La partie marocaine a écouté les explications de Belkhadem sur la position de l’Algérie à propos du Sahara (« Un problème pris en charge par les Nations unies, où il est inscrit au comité de décolonisation depuis 1966 ne devrait aucunement entraver l’édification du Maghreb »). Mais Rabat ne semble pas prêt à faire des concessions sur ce qu’il considère comme une question liée à son intégrité territoriale.
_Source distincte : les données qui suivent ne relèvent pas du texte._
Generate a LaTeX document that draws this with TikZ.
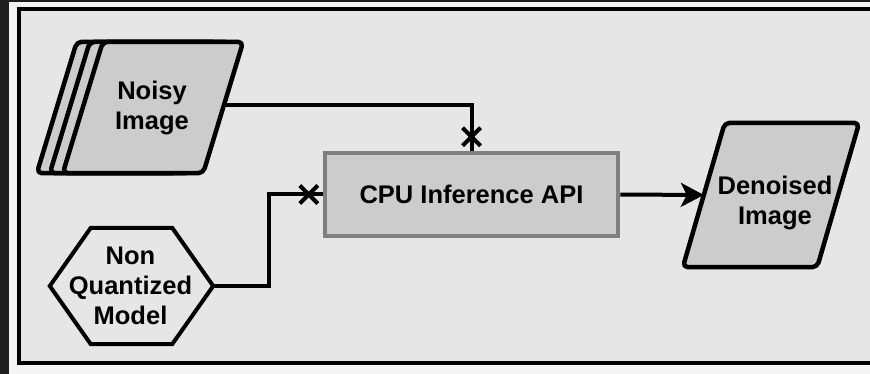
\documentclass[tikz,border=0pt]{standalone}
\usepackage{fontspec}
\setmainfont{Liberation Sans}
\usetikzlibrary{arrows.meta,calc,shapes.misc,backgrounds}
\definecolor{bgin}{HTML}{E6E6E6}
\definecolor{bgout}{HTML}{F4F4F4}
\definecolor{darkstrip}{HTML}{1E1E1E}
\definecolor{boxfill}{HTML}{CCCCCC}
\definecolor{boxline}{HTML}{7F7F7F}
\begin{document}
\begin{tikzpicture}[x=1pt,y=-1pt,
  lbl/.style={font=\bfseries\fontsize{25.5}{30}\selectfont, align=center, text=black, inner sep=0pt},
  para/.style={draw=black, fill=boxfill, line width=4.5pt, rounded corners=5pt, line join=round},
  hexa/.style={draw=black, line width=4pt, line join=miter},
  conn/.style={draw=black, line width=4pt},
  xm/.style={cross out, draw=black, line width=4pt, minimum size=14pt, inner sep=0pt}]
\useasboundingbox (0,0) rectangle (870,374);

% shape holders and labels
\node[minimum width=180pt, minimum height=131pt, inner sep=0pt] (noisy) at (153,107.5) {};
\node[lbl] (noisyT) at (152,108) {Noisy\\Image};
\node[lbl, minimum width=163pt, minimum height=116pt] (model) at (130.5,286) {Non\\Quantized\\Model};
\node[lbl, draw=boxline, fill=boxfill, line width=4.5pt, minimum width=293pt, minimum height=83pt] (cpu) at (471.5,194.5) {CPU Inference API};
\node[minimum width=176pt, minimum height=144pt, inner sep=0pt] (den) at (771,195) {};
\node[lbl] (denT) at (775,203) {Denoised\\Image};

\begin{scope}[on background layer]
  \fill[bgout] (0,0) rectangle (870,374);
  \fill[darkstrip] (0,0) rectangle (9,374);
  \fill[darkstrip] (0,0) rectangle (870,2);
  \draw[line width=3.5pt, fill=bgin] (19,9) rectangle (890,363);
  % stacked noisy image
  \draw[para] ([xshift=14pt]noisy.north west) -- ([xshift=-26pt]noisy.north east) -- ([xshift=-66pt]noisy.south east) -- ([xshift=-26pt]noisy.south west) -- cycle;
  \draw[para] ([xshift=27pt]noisy.north west) -- ([xshift=-13pt]noisy.north east) -- ([xshift=-53pt]noisy.south east) -- ([xshift=-13pt]noisy.south west) -- cycle;
  \draw[para] ([xshift=40pt]noisy.north west) -- (noisy.north east) -- ([xshift=-40pt]noisy.south east) -- (noisy.south west) -- cycle;
  % hexagon
  \draw[hexa] ([xshift=1pt]model.west) -- ([xshift=42pt]model.north west) -- ([xshift=-40pt]model.north east) -- ([xshift=1pt]model.east) -- ([xshift=-40pt]model.south east) -- ([xshift=42pt]model.south west) -- cycle;
  % denoised image
  \draw[para] ([xshift=42pt]den.north west) -- (den.north east) -- ([xshift=-42pt]den.south east) -- (den.south west) -- cycle;
\end{scope}

\coordinate (noisyR) at ($(noisy.north east)!0.48!([xshift=-40pt]noisy.south east)$);
\coordinate (denL) at ($([xshift=42pt]den.north west)!0.5!(den.south west)$);

\draw[conn] (noisyR) -| (cpu.north);
\draw[conn] ([xshift=1pt]model.east) -- ++(56,0) |- (cpu.west);
\draw[conn, -{Stealth[length=23pt,width=24pt,inset=6pt]}] (cpu.east) -- (denL);

\node[xm] (x1) at ($(cpu.north)+(0,-14)$) {};
\node[xm] (x2) at ($(cpu.west)+(-14,0)$) {};
\end{tikzpicture}
\end{document}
Qu’il y a-t-il donc de nouveau entre Algériens et Marocains ? Sont-ils vraiment désireux de sortir de l’impasse, ou cherchent-ils seulement à en donner l’illusion ? Et faut-il mettre cette ébauche de rapprochement sur le compte de pressions subies par les deux capitales de la part de Washington ou de Paris ? Difficile à croire : Alger et Rabat répètent à l’unisson qu’ils n’ont pas besoin d’intermédiaires pour régler leurs problèmes communs.
Le sommet annoncé entre Mohammed VI et Bouteflika serait, à en croire quelques titres de la presse algérienne, le résulat du déjeuner, le 5 février, entre Jacques Chirac et son homologue algérien. « Faux ! s’exclame-t-on dans les couloirs d’el-Mouradia [la présidence algérienne]. Seuls l’Irak, la Côte d’Ivoire et le Nepad, à l’ordre du jour du prochain sommet France-Afrique [du 19 au 21 février, ndlr], ont été abordés à l’Élysée. Si l’on ne peut écarter l’idée d’une rencontre entre le président et le roi du Maroc au cours des assises franco-africaines, le sommet prévu entre les deux chefs d’État se tiendrait en Algérie ou au Maroc, pas ailleurs, et pas avant que tous les dossiers soient aplanis. »
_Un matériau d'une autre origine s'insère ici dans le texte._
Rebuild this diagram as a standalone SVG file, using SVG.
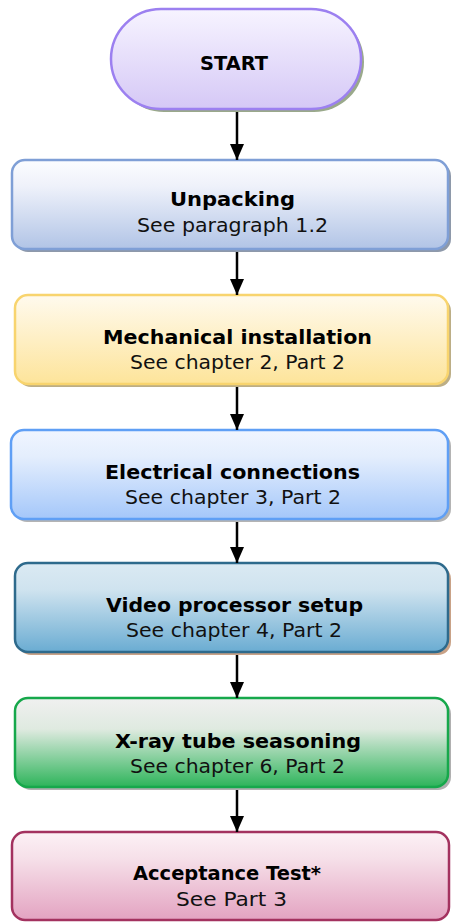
<svg xmlns="http://www.w3.org/2000/svg" width="451" height="922" viewBox="0 0 451 922">
<style>
.t{font-family:"DejaVu Sans","Liberation Sans",sans-serif;font-weight:bold;font-size:20px;fill:#000;text-anchor:middle}
.s{font-family:"DejaVu Sans","Liberation Sans",sans-serif;font-size:19px;fill:#111;text-anchor:middle}
.box{stroke-width:2.5}
.conn{stroke:#000;stroke-width:2.5;fill:none}
</style>
<defs>
<linearGradient id="gStart" x1="0" y1="0" x2="0" y2="1"><stop offset="0" stop-color="#f7f4ff"/><stop offset="1" stop-color="#d5c8f6"/></linearGradient>
<linearGradient id="g1" x1="0" y1="0" x2="0" y2="1"><stop offset="0" stop-color="#fcfdff"/><stop offset="0.3" stop-color="#eef1fa"/><stop offset="1" stop-color="#b1c4e6"/></linearGradient>
<linearGradient id="g2" x1="0" y1="0" x2="0" y2="1"><stop offset="0" stop-color="#fffaee"/><stop offset="1" stop-color="#fde49a"/></linearGradient>
<linearGradient id="g3" x1="0" y1="0" x2="0" y2="1"><stop offset="0" stop-color="#f0f5ff"/><stop offset="0.3" stop-color="#e4eefd"/><stop offset="1" stop-color="#a4c7fa"/></linearGradient>
<linearGradient id="g4" x1="0" y1="0" x2="0" y2="1"><stop offset="0" stop-color="#dbeaf3"/><stop offset="0.3" stop-color="#cfe3ef"/><stop offset="1" stop-color="#6aacd2"/></linearGradient>
<linearGradient id="g5" x1="0" y1="0" x2="0" y2="1"><stop offset="0" stop-color="#f0f0f0"/><stop offset="0.35" stop-color="#dfeae0"/><stop offset="1" stop-color="#2db45a"/></linearGradient>
<linearGradient id="g6" x1="0" y1="0" x2="0" y2="1"><stop offset="0" stop-color="#fcf1f5"/><stop offset="0.3" stop-color="#f6e0e9"/><stop offset="1" stop-color="#e3a3c1"/></linearGradient>
<marker id="arr" markerUnits="userSpaceOnUse" markerWidth="16" markerHeight="18" refX="16" refY="8" orient="auto" viewBox="0 0 16 16">
<path d="M0,1 L16,8 L0,15 Z" fill="#000"/>
</marker>
</defs>

<g id="start">
<rect x="114" y="12" width="250" height="100" rx="50" fill="#9aa98b"/>
<rect class="box" x="111" y="9" width="250" height="100" rx="50" fill="url(#gStart)" stroke="#9c80f0"/>
<text class="t" x="234" y="70" font-size="25" textLength="68" lengthAdjust="spacingAndGlyphs">START</text>
</g>

<g id="unpacking">
<rect x="15" y="163" width="436" height="89" rx="13" fill="#8e99aa"/>
<rect class="box" x="12" y="160" width="436" height="89" rx="13" fill="url(#g1)" stroke="#7f9fd6"/>
<text class="t" x="232.5" y="206" textLength="125" lengthAdjust="spacingAndGlyphs">Unpacking</text>
<text class="s" x="232.5" y="232" textLength="191" lengthAdjust="spacingAndGlyphs">See paragraph 1.2</text>
</g>

<g id="mechanical">
<rect x="18" y="298" width="433" height="89" rx="13" fill="#bcae86"/>
<rect class="box" x="15" y="295" width="433" height="89" rx="13" fill="url(#g2)" stroke="#f8d46e"/>
<text class="t" x="237.5" y="344" textLength="269" lengthAdjust="spacingAndGlyphs">Mechanical installation</text>
<text class="s" x="237.5" y="369" textLength="215" lengthAdjust="spacingAndGlyphs">See chapter 2, Part 2</text>
</g>

<g id="electrical">
<rect x="14" y="433" width="437" height="89" rx="13" fill="#b4b4b4"/>
<rect class="box" x="11" y="430" width="437" height="89" rx="13" fill="url(#g3)" stroke="#5f9ff5"/>
<text class="t" x="232.5" y="479" textLength="255" lengthAdjust="spacingAndGlyphs">Electrical connections</text>
<text class="s" x="233" y="504" textLength="216" lengthAdjust="spacingAndGlyphs">See chapter 3, Part 2</text>
</g>

<g id="video">
<rect x="18" y="566" width="433" height="89" rx="13" fill="#c9a287"/>
<rect class="box" x="15" y="563" width="433" height="89" rx="13" fill="url(#g4)" stroke="#2e6a8c"/>
<text class="t" x="234.5" y="612" textLength="257" lengthAdjust="spacingAndGlyphs">Video processor setup</text>
<text class="s" x="234" y="637" textLength="216" lengthAdjust="spacingAndGlyphs">See chapter 4, Part 2</text>
</g>

<g id="xray">
<rect x="18" y="701" width="433" height="89" rx="13" fill="#b0b0b0"/>
<rect class="box" x="15" y="698" width="433" height="89" rx="13" fill="url(#g5)" stroke="#16a84b"/>
<text class="t" x="238" y="748" textLength="246" lengthAdjust="spacingAndGlyphs">X-ray tube seasoning</text>
<text class="s" x="237.5" y="773" textLength="215" lengthAdjust="spacingAndGlyphs">See chapter 6, Part 2</text>
</g>

<g id="acceptance">
<rect class="box" x="12" y="832" width="437" height="88" rx="13" fill="url(#g6)" stroke="#a3325f"/>
<text class="t" x="227" y="880" textLength="188" lengthAdjust="spacingAndGlyphs">Acceptance Test*</text>
<text class="s" x="231.5" y="906" textLength="111" lengthAdjust="spacingAndGlyphs">See Part 3</text>
</g>

<g id="connectors">
<line class="conn" x1="237" y1="112" x2="237" y2="160" marker-end="url(#arr)"/>
<line class="conn" x1="237" y1="252" x2="237" y2="295" marker-end="url(#arr)"/>
<line class="conn" x1="237" y1="387" x2="237" y2="430" marker-end="url(#arr)"/>
<line class="conn" x1="237" y1="522" x2="237" y2="563" marker-end="url(#arr)"/>
<line class="conn" x1="237" y1="655" x2="237" y2="698" marker-end="url(#arr)"/>
<line class="conn" x1="237" y1="790" x2="237" y2="832" marker-end="url(#arr)"/>
</g>
</svg>
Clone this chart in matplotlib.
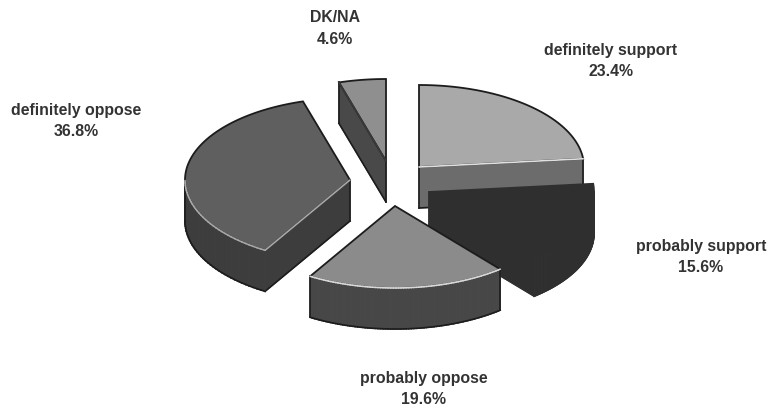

Au-delà de la langue de bois diplomatique qui voudrait expliquer l’empressement des Algériens à normaliser leurs relations avec le voisin occidental par « la nécessité stratégique de la construction d’un Maghreb fort », il existe une explication plus simple. Le Nepad, dont Abdelaziz Bouteflika est le co-initiateur, fait de l’organisation sous-régionale l’élément de base du développement en Afrique. Or la seule organisation sous-régionale en panne dans le continent n’est autre que l’UMA.
L’autre préoccupation de Bouteflika est d’ordre économique. Fini le temps où l’Algérien, venant d’un pays soumis à des pénuries chroniques, constituait une aubaine pour le commerçant tunisien ou marocain. Aujourd’hui, les entreprises privées algériennes sont à la recherche de débouchés pour leur production. Ce qui se passe à la frontière avec la Tunisie est assez édifiant, puisque l’on assiste à un renversement de tendance : ce sont les populations tunisiennes qui viennent désormais s’approvisionner sur les marchés algériens de Tebessa ou de Souk-Ahras. Explication : un taux de change intéressant et des produits compétitifs. Bouteflika semble vouloir tenter l’expérience du côté du Maroc, à Maghnia, au Nord, et à Béchar au Sud. Grand bien en fasse au Maghreb.